┌──

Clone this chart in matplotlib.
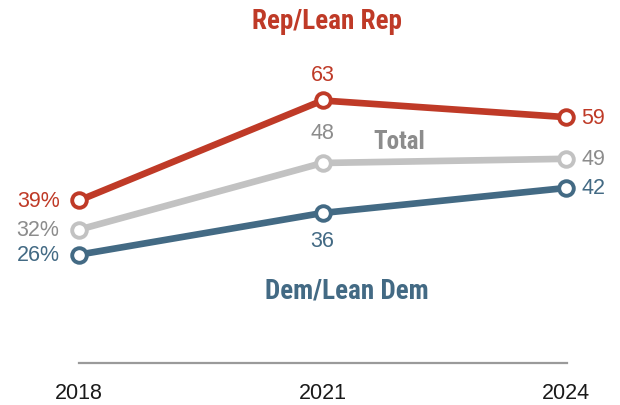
import matplotlib.pyplot as plt
from matplotlib import font_manager

years = [2018, 2021, 2024]
rep = [39, 63, 59]
total = [32, 48, 49]
dem = [26, 36, 42]

RED = "#BF3A27"
GRAY = "#C2C2C2"
GRAY_TXT = "#8C8C8C"
BLUE = "#436A84"

NUM_FONT = "Liberation Sans"
installed = {f.name for f in font_manager.fontManager.ttflist}
LBL_FONT = next((f for f in ["Liberation Sans Narrow", "Roboto Condensed",
                             "Open Sans Condensed", "Liberation Sans"]
                 if f in installed), "DejaVu Sans")

fig = plt.figure(figsize=(6.2, 4.06), dpi=100)
# axes placed so the x range spans the chart width and y=0 sits on the baseline
ax = fig.add_axes([79 / 620, 42 / 406, 487 / 620, 291.7 / 406])
ax.set_xlim(2018, 2024)
ax.set_ylim(0, 70)
ax.axis("off")
ax.axhline(0, xmin=0, xmax=1.003, color="#9A9A9A", lw=1.6, clip_on=False)

for vals, c in [(dem, BLUE), (total, GRAY), (rep, RED)]:
    ax.plot(years, vals, color=c, lw=4.8, marker="o", ms=10.5, mfc="white",
            mec=c, mew=2.8, solid_capstyle="round", clip_on=False, zorder=3)

fs = 15.5


def num(x, y, s, color, dx, dy, ha):
    ax.annotate(s, (x, y), xytext=(dx, dy), textcoords="offset points",
                ha=ha, va="center", fontsize=fs, color=color, family=NUM_FONT)


# left-side starting values
num(years[0], rep[0], f"{rep[0]}%", RED, -14, 0, "right")
num(years[0], total[0], f"{total[0]}%", GRAY_TXT, -14, 0, "right")
num(years[0], dem[0], f"{dem[0]}%", BLUE, -14, 0, "right")
# middle values
num(years[1], rep[1], str(rep[1]), RED, 0, 19, "center")
num(years[1], total[1], str(total[1]), GRAY_TXT, 0, 22, "center")
num(years[1], dem[1], str(dem[1]), BLUE, 0, -20, "center")
# right-side values
num(years[2], rep[2], str(rep[2]), RED, 11, 0, "left")
num(years[2], total[2], str(total[2]), GRAY_TXT, 11, 0, "left")
num(years[2], dem[2], str(dem[2]), BLUE, 11, 0, "left")

# series labels
ax.text(2021.05, 82.3, "Rep/Lean Rep", ha="center", va="center", fontsize=19.5,
        fontweight="bold", color=RED, family=LBL_FONT)
ax.text(2021.95, 53.3, "Total", ha="center", va="center", fontsize=18,
        fontweight="bold", color=GRAY_TXT, family=LBL_FONT)
ax.text(2021.3, 17.6, "Dem/Lean Dem", ha="center", va="center", fontsize=19.5,
        fontweight="bold", color=BLUE, family=LBL_FONT)

# year labels under the baseline
for yr in years:
    ax.annotate(str(yr), (yr, 0), xytext=(0, -21.5), textcoords="offset points",
                ha="center", va="center", fontsize=fs, color="#1a1a1a",
                family=NUM_FONT)

fig.savefig("out.png", dpi=100)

└──

Objective>
Set down the material above as is, without any pictures.

Solution for this exercise>
Clone this chart in matplotlib.
import matplotlib.pyplot as plt
from matplotlib import font_manager

years = [2018, 2021, 2024]
rep = [39, 63, 59]
total = [32, 48, 49]
dem = [26, 36, 42]

RED = "#BF3A27"
GRAY = "#C2C2C2"
GRAY_TXT = "#8C8C8C"
BLUE = "#436A84"

NUM_FONT = "Liberation Sans"
installed = {f.name for f in font_manager.fontManager.ttflist}
LBL_FONT = next((f for f in ["Liberation Sans Narrow", "Roboto Condensed",
                             "Open Sans Condensed", "Liberation Sans"]
                 if f in installed), "DejaVu Sans")

fig = plt.figure(figsize=(6.2, 4.06), dpi=100)
# axes placed so the x range spans the chart width and y=0 sits on the baseline
ax = fig.add_axes([79 / 620, 42 / 406, 487 / 620, 291.7 / 406])
ax.set_xlim(2018, 2024)
ax.set_ylim(0, 70)
ax.axis("off")
ax.axhline(0, xmin=0, xmax=1.003, color="#9A9A9A", lw=1.6, clip_on=False)

for vals, c in [(dem, BLUE), (total, GRAY), (rep, RED)]:
    ax.plot(years, vals, color=c, lw=4.8, marker="o", ms=10.5, mfc="white",
            mec=c, mew=2.8, solid_capstyle="round", clip_on=False, zorder=3)

fs = 15.5


def num(x, y, s, color, dx, dy, ha):
    ax.annotate(s, (x, y), xytext=(dx, dy), textcoords="offset points",
                ha=ha, va="center", fontsize=fs, color=color, family=NUM_FONT)


# left-side starting values
num(years[0], rep[0], f"{rep[0]}%", RED, -14, 0, "right")
num(years[0], total[0], f"{total[0]}%", GRAY_TXT, -14, 0, "right")
num(years[0], dem[0], f"{dem[0]}%", BLUE, -14, 0, "right")
# middle values
num(years[1], rep[1], str(rep[1]), RED, 0, 19, "center")
num(years[1], total[1], str(total[1]), GRAY_TXT, 0, 22, "center")
num(years[1], dem[1], str(dem[1]), BLUE, 0, -20, "center")
# right-side values
num(years[2], rep[2], str(rep[2]), RED, 11, 0, "left")
num(years[2], total[2], str(total[2]), GRAY_TXT, 11, 0, "left")
num(years[2], dem[2], str(dem[2]), BLUE, 11, 0, "left")

# series labels
ax.text(2021.05, 82.3, "Rep/Lean Rep", ha="center", va="center", fontsize=19.5,
        fontweight="bold", color=RED, family=LBL_FONT)
ax.text(2021.95, 53.3, "Total", ha="center", va="center", fontsize=18,
        fontweight="bold", color=GRAY_TXT, family=LBL_FONT)
ax.text(2021.3, 17.6, "Dem/Lean Dem", ha="center", va="center", fontsize=19.5,
        fontweight="bold", color=BLUE, family=LBL_FONT)

# year labels under the baseline
for yr in years:
    ax.annotate(str(yr), (yr, 0), xytext=(0, -21.5), textcoords="offset points",
                ha="center", va="center", fontsize=fs, color="#1a1a1a",
                family=NUM_FONT)

fig.savefig("out.png", dpi=100)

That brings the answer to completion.